Hanging up the wash certainly takes little brain power, so the mind is free to wander. Looking east, I sometimes saw migrant workers picking asparagus and wondered about their home. Where was Puerto Rico? Was it really hot there all the time? To the west, I could look over my grandfather’s fields. When I got bored with the landscape, clouds became interesting. I wondered why they formed so many shapes, and if they weighed anything. Yes, this job gave me a chance to hear myself think, and it had the added benefit of being a task a child could milk for hours. So the “chore” became more fun than work.

Within a few years, my family and many others bought dryers. Sheets still went out on the line, but the convenience an electric or gas dryer offered quickly relegated the use of clotheslines to the poor or eccentric. When first married, we were among the former, so I was happy to find the line wasn’t extinct – yet. And since I already perceived the job as “fun,” or at least “not work,” it wasn’t hard to return to the old method of drying clothes. So out went the laundry in California, South Carolina, and Massachusetts before moving to Colorado in 1979.

Colorado has one of the best climates in the nation for drying clothes, so even though I owned a dryer, I strung my clothesline on a five-acre property my husband and I rented in the Black Forest. A neighbor stopped by one day to say “hello” and to inform us that “clotheslines are illegal under the terms of the subdivision covenants.” I only stopped laughing when it became evident she wasn’t joking. For those of you who don’t remember 1979, the country was in the middle of energy crisis at the time. Besides, this was the Black Forest, not the Broadmoor! The homes were nice but not mansions. Neighbors didn’t mind the stink their horses created, so I had no respect for a snobby law that considers the viewing of clean clothes as “offensive.” I stood my ground, knowing the Home Owners Association probably couldn’t stop my nasty habit before our lease was up. But I wasn’t about to buy a home anywhere someone could tell me I had to put my clothes in a dryer, so I turned to Falcon – where people didn’t frown on clotheslines – yet!

The dryer went into an outbuilding on moving day. It was a temporary spot – until a 220 line could be installed. Well it’s still there, because once you adapt laundry day to the weather, a dryer is unnecessary in Colorado. So for years I’ve enjoyed watching sunlight paint continuously changing hues on Pikes Peak. For me, the time it takes to put up and take down clothes has become more of a mental health exercise than a physical one. While I doubt few of you will run out and buy clothes posts because of my reported psychological benefits; it’s actually the best reason for doing so.

And don’t discount the physical benefits. The physical exertion necessary to hang one batch of clothes is minimal, however every movement burns calories. If you want a little harder work-out, turn your bends into squats and you’ll have one.

But economic benefits are what most people look for before abandoning a modern convenience. In 2008, we rented a home while having a new house built on our property. I was forced to buy a dryer because the houses were so close together that if I hung out the wash my blowing laundry would hit the neighbor’s house. And that does seem rude!

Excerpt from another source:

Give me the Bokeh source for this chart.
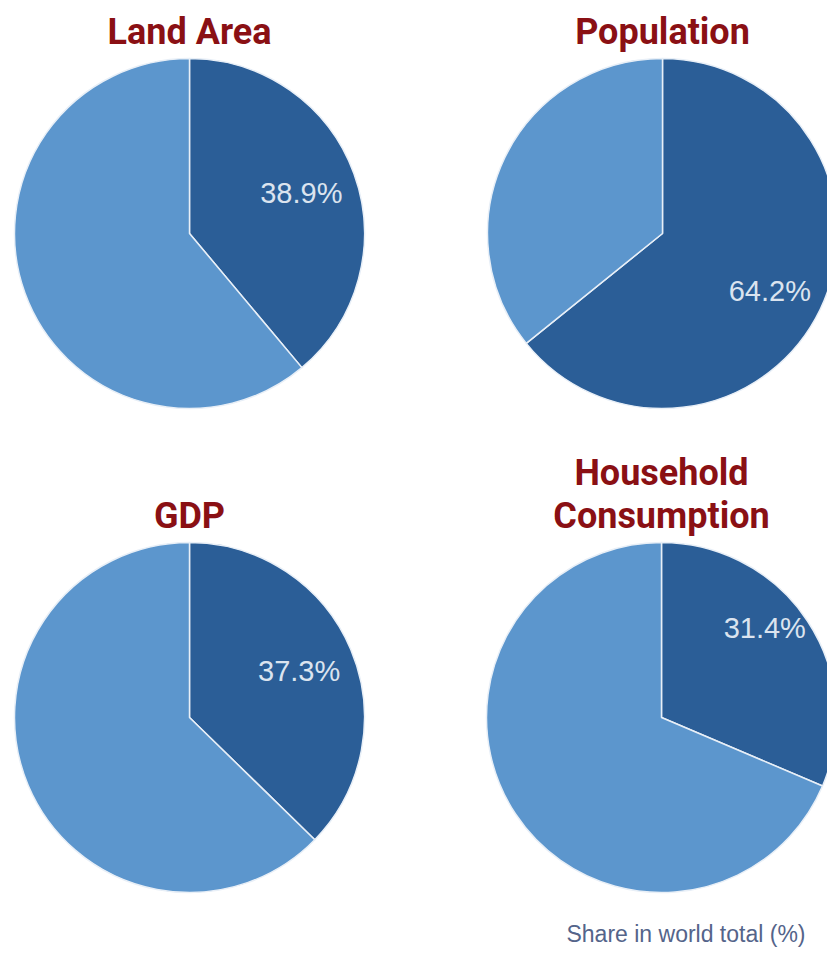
import math
from bokeh.plotting import figure
from bokeh.models import Range1d, ColumnDataSource
from bokeh.core.properties import value
from bokeh.embed import file_html
from bokeh.resources import INLINE

# ---- data ----
titles = [["Land Area"], ["Population"], ["GDP"], ["Household", "Consumption"]]
shares = [38.9, 64.2, 37.3, 31.4]
labels = ["38.9%", "64.2%", "37.3%", "31.4%"]
footnote = "Share in world total (%)"

# ---- layout (image pixel coordinates, y down) ----
W, H = 827, 954
centers_img = [(189, 233), (662, 233), (189, 717), (661, 717)]
label_nudge = [(0, 0), (0, -6), (0, 0), (4, 24)]
R = 175
DARK = "#2b5e97"
LIGHT = "#5c96cd"
LABEL_C = "#dbe4ef"
TITLE_C = "#8a1014"

def fx(x):
    return x

def fy(y):
    return H - y

p = figure(width=W, height=H, output_backend="svg", toolbar_location=None,
           x_range=Range1d(0, W), y_range=Range1d(0, H), min_border=0)
p.axis.visible = False
p.grid.visible = False
p.outline_line_color = None
p.background_fill_color = "white"

xs, ys, starts, ends, colors = [], [], [], [], []
lx, ly = [], []
for (cx, cy), s, (nx, ny) in zip(centers_img, shares, label_nudge):
    f = s / 100.0
    a0 = math.pi / 2
    a1 = math.pi / 2 - 2 * math.pi * f
    a2 = math.pi / 2 - 2 * math.pi
    xs += [fx(cx), fx(cx)]
    ys += [fy(cy), fy(cy)]
    starts += [a0, a1]
    ends += [a1, a2]
    colors += [DARK, LIGHT]
    mid = (a0 + a1) / 2
    lx.append(fx(cx) + 0.68 * R * math.cos(mid) + nx)
    ly.append(fy(cy) + 0.68 * R * math.sin(mid) + ny)

src = ColumnDataSource(dict(x=xs, y=ys, start=starts, end=ends, color=colors))
p.wedge(x="x", y="y", radius=R, start_angle="start", end_angle="end",
        direction="clock", fill_color="color", line_color="#e8eff7",
        line_width=1.5, source=src)

p.text(x=lx, y=ly, text=labels, text_color=LABEL_C, text_font=value("Liberation Sans"),
       text_font_size="29px", text_align="center", text_baseline="middle")

# titles
tx, ty, tt = [], [], []
for (cx, cy), lines in zip(centers_img, titles):
    n = len(lines)
    for i, line in enumerate(lines):
        base = cy - 202 - (n - 1 - i) * 43
        tx.append(fx(cx))
        ty.append(fy(base))
        tt.append(line)
p.text(x=tx, y=ty, text=tt, text_color=TITLE_C, text_font=value("Roboto"),
       text_font_style="bold", text_font_size="36px", text_align="center",
       text_baseline="alphabetic")

p.text(x=[fx(805)], y=[fy(933)], text=[footnote], text_color="#54648a",
       text_font=value("Liberation Sans"), text_font_size="23px",
       text_align="right", text_baseline="alphabetic")

open("out.html", "w").write(file_html(p, INLINE))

The rental was exactly the same size as our previous home, and the dryer was the only new appliance. However, the rental had better insulation, so the heater didn’t turn on as often. Yet our electric bills increased by $35 a month. So that’s a close approximation of the monthly cost to dry clothes for two people.

When we finally moved into our new home, we needed to find new clothes posts because the old ones were worn out. I went to Lowes and Home Depot, which only stock an “umbrella type thing” that wouldn’t last a month in Colorado’s winds. Ace Hardware had the type I wanted, but it too was a flimsy piece of junk! So I turned to the internet, only to discover I had to search under “outside clothes dryer” to find what I wanted.

One man in Maine is still making a living providing galvanized clothes posts for tight-wads like me. But his $200 price tag, plus shipping, seemed extravagant. However after doing the math, I determined I would save enough to recover its cost in six months, while the dryer continuously burns cash.

So if your household budget is tight - perhaps it’s time to consider a clothesline. Then when your children come home from school condemning you for your lack of “greenness,” (and they will) you’ll have the perfect opportunity to teach them what “saving the planet” is all about.

Now, thanks to Representative Marsha Looper, subdivision covenants restricting “energy saving devices” have been relegated to the trash heap where they belong. So should a neighbor become bothered by your clothesline, add a few broken columns to your yard. Those and the flapping clothes should make it look as quaint as Italy.

Just be sure to post a sign to keep the photographers off the grass!